Laux’s work from the beginning has excelled by way of voice and imagery: a distinct and consistent voice from book to book delights with imagery that is vibrant, original, and vivid. These qualities of imagery shine in every poem, but nowhere more so than in her portraits, especially of celebrities that all of us can picture, such as Mick Jagger and Cher. We have the instant recognition of aptness that we experience, for example, in reading Rilke’s “Spanish Dancer.” Another constant is her recurrent subject matter: we find ourselves mostly preoccupied with sex, loss, death, and love—to wit, mostly universal human concerns considered through the lens of a particular experience related in a confessional style strongly influenced by Anne Sexton and Sharon Olds. This influence is most strongly noticed in poems about domestic violence, abuse, and sexual exultation. (As a side note, I might wonder if from some vantage point in the future our own time might seem oddly obsessed with sexual matters when two thousand preceding years of canonical poetry mostly doesn’t include it or does so discreetly.) 

Laux’s poetry, then, is decidedly written in the grain of her poetic era, not across that grain.
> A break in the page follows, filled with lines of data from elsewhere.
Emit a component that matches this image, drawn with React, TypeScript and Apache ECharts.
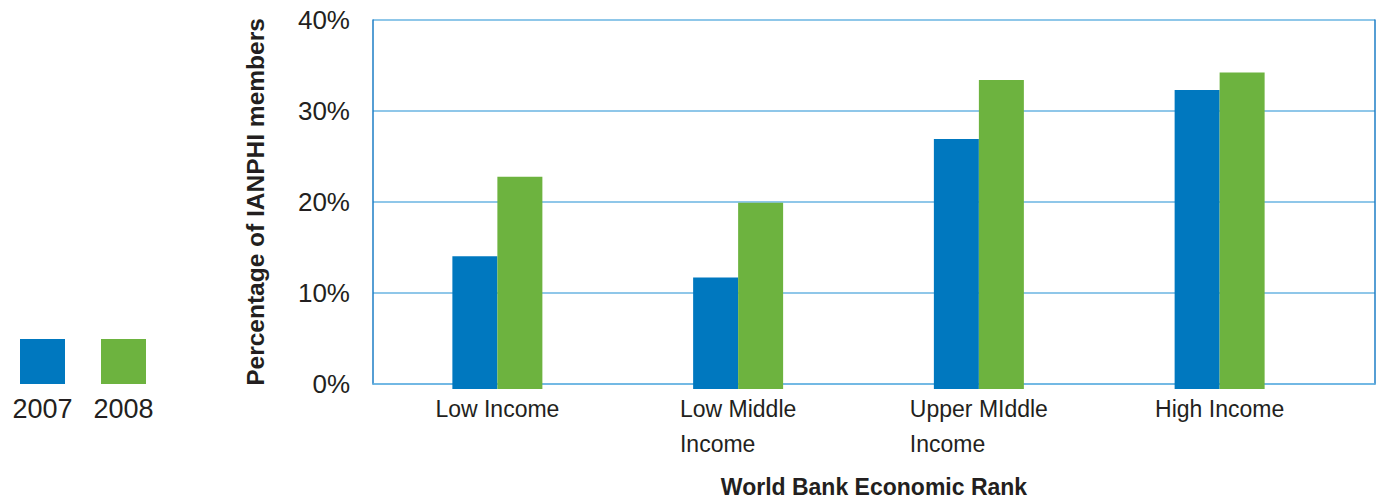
import React, { useEffect, useRef } from "react";
import * as echarts from "echarts";

const categories = ["Low Income", "Low Middle\nIncome", "Upper MIddle\nIncome", "High Income"];
const seriesNames = ["2007", "2008"];
const values2007 = [14.4, 12.1, 27.1, 32.4];
const values2008 = [23.0, 20.2, 33.5, 34.3];
const yTicks = [0, 10, 20, 30, 40];
const yAxisTitle = "Percentage of IANPHI members";
const xAxisTitle = "World Bank Economic Rank";

const COLORS = ["#0078BF", "#6DB33F"];
const FONT = "'Liberation Sans', Arial, sans-serif";
const TEXT = "#231F20";
const GRID_LINE = "#6AB4E2";
const AXIS_LINE = "#1E7EC6";

export default function App() {
  const ref = useRef<HTMLDivElement>(null);
  useEffect(() => {
    document.body.style.margin = "0";
    if (!ref.current) return;
    const chart = echarts.init(ref.current, null, { renderer: "svg" });
    const yMin = yTicks[0];
    const yMax = yTicks[yTicks.length - 1];
    const interval = yTicks[1] - yTicks[0];
    const legendGraphics: any[] = [];
    seriesNames.forEach((name, i) => {
      const x = 20 + i * 81;
      legendGraphics.push({
        type: "rect",
        shape: { x, y: 339, width: 45, height: 45 },
        style: { fill: COLORS[i] },
      });
      legendGraphics.push({
        type: "text",
        x: x + 22.5,
        y: 409,
        style: {
          text: name,
          fill: TEXT,
          font: `27px ${FONT}`,
          align: "center",
          verticalAlign: "middle",
        },
      });
    });
    const option: any = {
      animation: false,
      textStyle: { fontFamily: FONT, color: TEXT },
      grid: [
        { left: 373, top: 20, right: 5, bottom: 114, containLabel: false },
        { left: 377, top: 20, width: 963, bottom: 114, containLabel: false },
      ],
      xAxis: [
        {
          gridIndex: 0,
          type: "category",
          data: categories,
          axisLine: { show: true, lineStyle: { color: GRID_LINE, width: 1.5 } },
          axisTick: { show: false },
          axisLabel: { show: false },
          name: xAxisTitle,
          nameLocation: "middle",
          nameGap: 91,
          nameTextStyle: { fontFamily: FONT, fontSize: 23, fontWeight: "bold", color: TEXT },
        },
        {
          gridIndex: 1,
          type: "category",
          data: categories,
          axisLine: { show: false },
          axisTick: { show: false },
          axisLabel: {
            margin: 2,
            interval: 0,
            formatter: (v: string) =>
              v
                .split("\n")
                .map((l) => `{l|${l}}`)
                .join("\n"),
            rich: {
              l: {
                align: "left",
                fontFamily: FONT,
                fontSize: 23,
                lineHeight: 35,
                color: TEXT,
              },
            },
          },
        },
      ],
      yAxis: [
        {
          gridIndex: 0,
          type: "value",
          min: yMin,
          max: yMax,
          interval,
          axisLine: { show: true, lineStyle: { color: AXIS_LINE, width: 1.5 } },
          axisTick: { show: false },
          axisLabel: {
            formatter: "{value}%",
            margin: 23,
            fontFamily: FONT,
            fontSize: 26,
            color: TEXT,
          },
          splitLine: { show: true, lineStyle: { color: GRID_LINE, width: 1.5 } },
          name: yAxisTitle,
          nameLocation: "middle",
          nameRotate: 90,
          nameGap: 105,
          nameTextStyle: { fontFamily: FONT, fontSize: 24.5, fontWeight: "bold", color: TEXT },
        },
        {
          gridIndex: 0,
          type: "value",
          position: "right",
          min: yMin,
          max: yMax,
          interval,
          axisLine: { show: true, lineStyle: { color: AXIS_LINE, width: 1.5 } },
          axisTick: { show: false },
          axisLabel: { show: false },
          splitLine: { show: false },
        },
        {
          gridIndex: 1,
          type: "value",
          min: yMin,
          max: yMax,
          interval,
          show: false,
        },
      ],
      series: [
        {
          name: seriesNames[0],
          type: "bar",
          xAxisIndex: 1,
          yAxisIndex: 2,
          data: values2007,
          barWidth: 45,
          barGap: "0%",
          itemStyle: { color: COLORS[0] },
        },
        {
          name: seriesNames[1],
          type: "bar",
          xAxisIndex: 1,
          yAxisIndex: 2,
          data: values2008,
          barWidth: 45,
          barGap: "0%",
          itemStyle: { color: COLORS[1] },
        },
      ],
      graphic: legendGraphics,
    };
    chart.setOption(option);
    return () => chart.dispose();
  }, []);
  return <div ref={ref} style={{ width: 1380, height: 503 }} />;
}
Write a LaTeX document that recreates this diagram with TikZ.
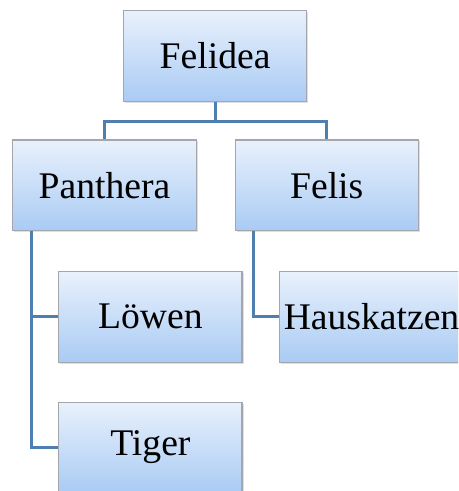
\documentclass[tikz,border=0pt]{standalone}
\usepackage{fontspec}
\setmainfont{Liberation Serif}
\usetikzlibrary{positioning,shadows}

\definecolor{boxtop}{HTML}{E9F1FC}
\definecolor{boxbottom}{HTML}{A9CBF4}
\definecolor{boxline}{HTML}{A3A7AD}
\definecolor{linkblue}{HTML}{4E7FAE}

\tikzset{
    taxon/.style={rectangle, draw=boxline, line width=0.6pt, top color=boxtop, bottom color=boxbottom,
        minimum width=3.68cm, minimum height=1.82cm, inner sep=0pt,
        font=\fontsize{21.5}{25}\selectfont,
        drop shadow={shadow xshift=0.03cm, shadow yshift=-0.03cm, fill=black!25}},
    link/.style={draw=linkblue, line width=1.7pt}
}

\begin{document}
\begin{tikzpicture}
    \clip (-4.32,-8.74) rectangle (4.88,1.12);
    \node[taxon] (felidea) {Felidea};
    \node[taxon, below=0.76cm of felidea, xshift=-2.22cm] (panthera) {Panthera};
    \node[taxon, right=0.76cm of panthera] (felis) {Felis};
    \node[taxon, below=0.8cm of panthera.south west, anchor=north west, xshift=0.92cm] (loewen) {Löwen};
    \node[taxon, below=0.78cm of loewen] (tiger) {Tiger};
    \node[taxon, right=0.74cm of loewen] (hauskatzen) {Hauskatzen};

    \draw[link] (felidea.south) -- ++(0,-0.4) -| (panthera.north);
    \draw[link] (felidea.south) -- ++(0,-0.4) -| (felis.north);
    \draw[link] ([xshift=0.38cm]panthera.south west) |- (loewen.west);
    \draw[link] ([xshift=0.38cm]panthera.south west) |- (tiger.west);
    \draw[link] ([xshift=0.38cm]felis.south west) |- (hauskatzen.west);
\end{tikzpicture}
\end{document}
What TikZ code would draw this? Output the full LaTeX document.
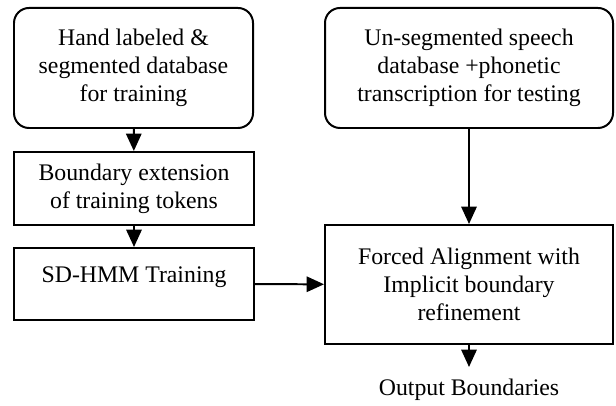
\documentclass[tikz,border=0pt]{standalone}
\usepackage{fontspec}
\setmainfont{Liberation Serif}
\usetikzlibrary{arrows.meta,positioning}

\begin{document}
\begin{tikzpicture}[
    box/.style={draw=black, line width=1.7pt, align=center, inner sep=0pt, font=\fontsize{20.3}{23.9}\selectfont},
    roundbox/.style={box, rounded corners=0.45cm},
    flow/.style={-{Triangle[length=0.52cm, width=0.46cm]}, line width=1.7pt}
]
        \useasboundingbox (0,0) rectangle (18.48,12.15);

        % Training side
        \node[roundbox, minimum width=7.17cm, minimum height=3.6cm] at (4.005,10.11) (handdb) {Hand labeled \&\\segmented database\\for training};
        \node[box, minimum width=7.2cm, minimum height=2.19cm] at (4.02,6.495) (extend) {Boundary extension\\of training tokens};
        \node[box, minimum width=7.2cm, minimum height=2.16cm] at (4.02,3.63) (sdhmm) {SD-HMM Training\\[-0.3cm]\mbox{}};

        % Testing side
        \node[roundbox, minimum width=8.64cm, minimum height=3.6cm] at (14.07,10.11) (speechdb) {Un-segmented speech\\database +phonetic\\transcription for testing};
        \node[box, minimum width=8.64cm, minimum height=3.57cm] at (14.07,3.615) (forced) {Forced Alignment with\\Implicit boundary\\refinement};
        \node[font=\fontsize{20.3}{23.9}\selectfont, inner sep=0.36cm] at (14.07,0.45) (output) {Output Boundaries};

        \draw[flow] (handdb) -- (extend);
        \draw[flow] (extend) -- (sdhmm);
        \draw[flow] (sdhmm) -- (forced);
        \draw[flow] (speechdb) -- (forced);
        \draw[flow] (forced) -- (output);

    \end{tikzpicture}
\end{document}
As such, we can sometimes feel as if we’ve read these poems before in some way: their strategies often fall within a kind of group free-verse style that almost always feels vaguely familiar by way of strategy and movement, the kind of consensus style we might surmise frequently in the high-profile glossy magazines of our time. There’s also a treatment of the line and rhythm that has too often been the group-style default setting of contemporary free verse for the last few decades—i.e., rhythms that are mostly prose rhythms and lines that are mostly determined by syntactical sense and visual approximation than by time and measured syllabic configurations (or even any other determination, for that matter).

In these ways, then, Laux’s poetry does not distinguish itself, except in those poems that rise above everything else she has written and astonish us with their achievement even within this received style. Such poems exist in this collection, enough to warrant a careful reading and maybe enough for her to emerge when all is done as one of the best in her group, the way a specific painter may have emerged as one of the best “Impressionists.” It’s too early to say, but I would urge readers not to miss two poems in particular, though there are others. First, “Antilamentations,” in her penultimate book, The Book of Men, begins by telling us to “regret nothing” and then proceeds to enumerate a whole concatenation of what could be considered personal inadequacies, insufficiencies of self or of behavior or effort or expectation, only to find forgiveness and acceptance in a poetic effort that is deeply persuasive and imagistically inventive. Another poem, “Lapse,” which is found among her new poems, is focused on the profane fact of the death of loved ones who cannot be summoned except in the still quietude of the mind. This poem is so beautifully written that it seems many of her other poems were all training for this one. Indeed, if this is any indication of what is still to come, we have some great poetry still ahead of us. 

What strikes me in reading these poems chronologically is how the power of this poet’s imagination and apprehension of the unseen deepens as we proceed through to the end. Given the early life traumas, this poet’s sanguinity and earned joy are victories in themselves as well as poetic footprints that show that health can be reached in spite of pathology and that we can work our way through pain not just to survival but to ongoing flourishing.